Some used the church hall shower to clean up before eating. Most were very polite. All ate at least two helpings. There were "street people", families, a few Native Americans, several teenagers, a couple of handicapped, and five of us cycle tourers. We were told that sometimes there can be up to 80 people queuing for the meal. In Portland we saw many "homeless" and "street people". We were told that many have been bused up to Portland from California, "because Portland look after their needy." But the Portland people are not happy. Public parks, footpaths and reserves are all being swamped by tents, tarpaulins and shelters. "Regular" residents are being hassled by these "transients".
As we cycle through the amazingly scenic "Avenue of the Giants", every so often we pass through a small town. It seems these towns are rife with transients. Scruffy, unwashed, smelly, beggars, with all their belongings in dirty backpacks, or in supermarket trolleys, and many smoking pot. As we cycle south, into warmer areas, we see more and more of these people, living under bushes on the beaches, and sleeping in parks. But how can this be? Isn't the USA one of the wealthiest nations in the world? I've asked several people, and the most common replies are..... "they've just slipped through the gaps", or "they've decided it's easier to live like this, than struggle to pay mortgages, power and utility bills, insurance, and taxes. They've opted out of "normal" society, and are living in a world where they've only got two problems. Where is my next feed coming from, and where will I sleep tonight?"
Now I can relate to those two "problems", having asked the same question myself everyday for the last two years, but I certainly do not believe I'm in the same category as these folk. Many seem to have either given up all hope, or are beyond caring about the future, what they look like, how they appear to others, how they smell, or their living conditions. For me the two scariest things are that there are so many of these people, and that my country is following this trend.
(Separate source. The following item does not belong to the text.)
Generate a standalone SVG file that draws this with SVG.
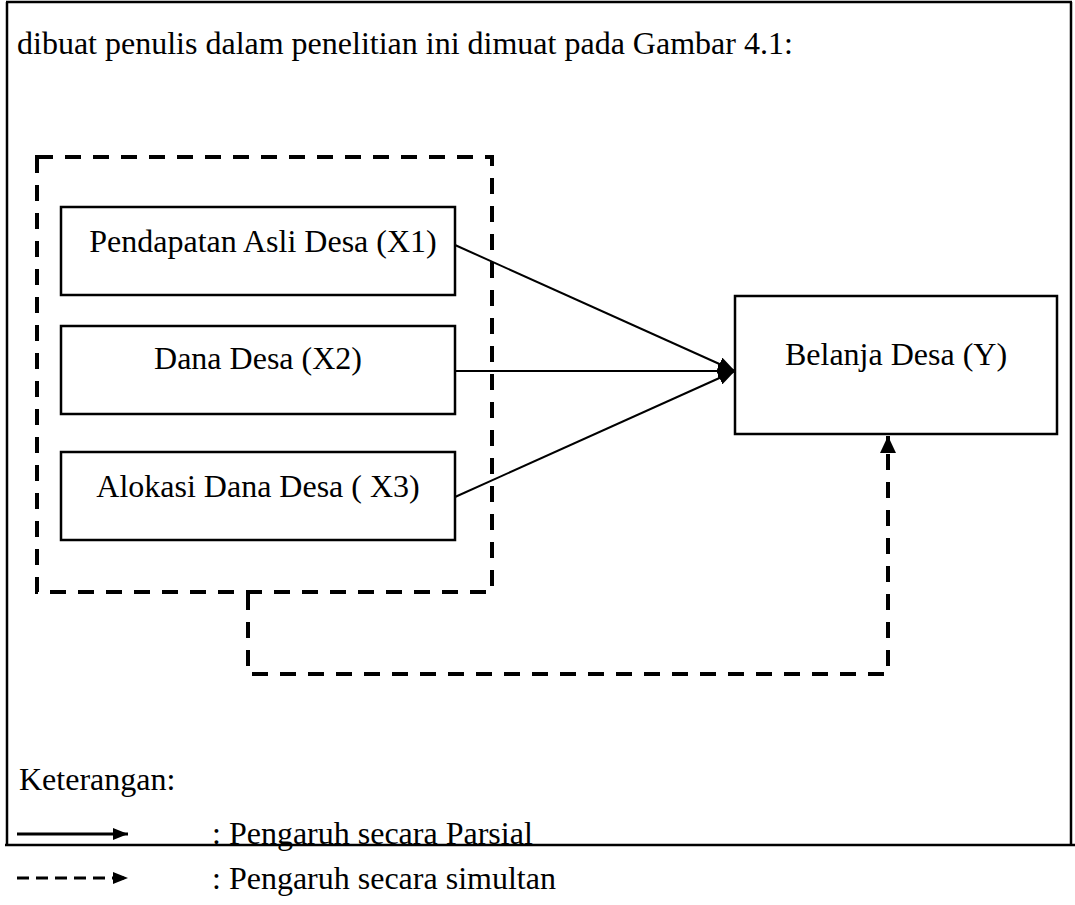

That's not to say that the countryside isn't amazingly beautiful. We climbed out of the Redwoods and over the highest hill on this route. We had heard of exhausted cyclists, and piles of discarded panniers. We saw neither. Instead we climbed up a beautiful road , through luscious forest, and descended through glorious windy smooth corners, where I had to brake for 10, 15, 20, 25, and 30mph corners. Oh what amazing fun. And, to top it off, when we descended from the second, lower pass, we found clear blue skies, over an amazingly clear ocean, with whales breaching, and seals barking. Glorious. The only hazard of the whole climb and descent was having enough luck to be able to dodge the logging trucks, racing each other up and down the slopes.
A guy introduced himself. He seemed to be in his early 50s. He was a retired Fire Commander. He had honeymoon in NZ, but was now homeschooling his two boys, about 8 to 10 years old. He had loved NZ, and was keen to take his boys to visit.
We met another guy. He had just been diving, trying to spear fish. He hadn't been too successful, but he had scored himself some abalone (paua). This abalone was huge. As big as a rugby ball. Apparently they are allowed a maximum of three a day, but I'm unsure how you'd eat that much.
I spoke to a guy from Hawaii. He was travelling with his family south, having just competed in a SUP (stand up paddle board) race, on the Columbia River. He told me he was friends with the fastest female SUP rider in the world, Annabel Anderson, from Wanaka. Who knew? Well maybe some of my Wanaka friends did?
Another guy told us he had lived on his bike, travelling up and down this coast for ten years. Instead of front panniers, he had a large white bucket strapped to one side, and a guitar strapped to the other. He has friends everywhere, and stops with them, helping with odd jobs, before he moves on. He had lots of helpful hints about the weather, places to stay, and places to eat.
Then we camped with Eileen and David, a young couple of first time cycle tourers, from out East, who now live in Seattle. This coastal route is not only spectacularly scenic, it's also the most social cycling and camping I've experienced in over two years. And when the store at Elk has fresh baked chocolate chip cookies, and ice cold Bundeburg Ginger Beers....... you've gotta love it.